There are three mechanisms for providing compensatory mitigation: permittee-responsible compensatory mitigation, mitigation banks and in-lieu fee mitigation. Permittee-responsible mitigation is the most traditional form of compensation and continues to represent the majority of compensation acreage provided each year. As its name implies, the permittee retains responsibility for ensuring that required compensation activities are completed and successful. Permittee-responsible mitigation can be located at or adjacent to the impact site (i.e., on-site compensatory mitigation) or at another location generally within the same watershed as the impact site (i.e., offsite compensatory mitigation). Mitigation banks and in-lieu fee mitigation both involve off-site compensation activities generally conducted by a third party, a mitigation bank sponsor or in-lieu fee program sponsor. When a permittee’s compensatory mitigation requirements are satisfied by a mitigation bank or inlieu fee program, responsibility for ensuring that required compensation is completed and successful shifts from the permittee to the bank or in-lieu fee sponsor.
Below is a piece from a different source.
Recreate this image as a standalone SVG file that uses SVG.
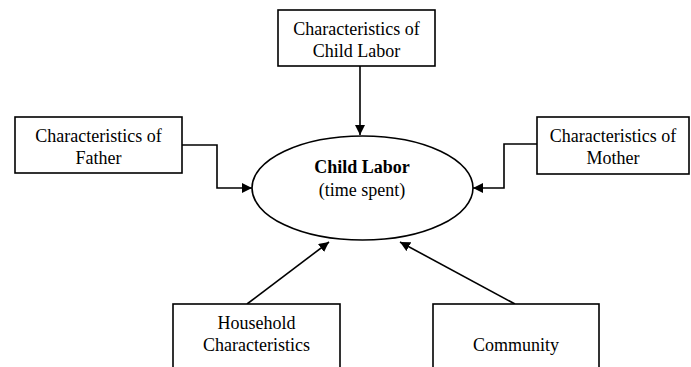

The most significant change required by the new rule is that compensation projects provided by all three compensation mechanisms (i.e., permittee-responsible compensatory mitigation, mitigation banks, and in-lieu fee mitigation) must have mitigation plans which include the same 12 fundamental components: objectives; site selection criteria; site protection instruments (e.g., conservation easements); baseline information (for impact and compensation sites); credit determination methodology; a mitigation work plan; a maintenance plan; ecological performance standards; monitoring requirements; a long-term management plan; an adaptive management plan; and financial assurances.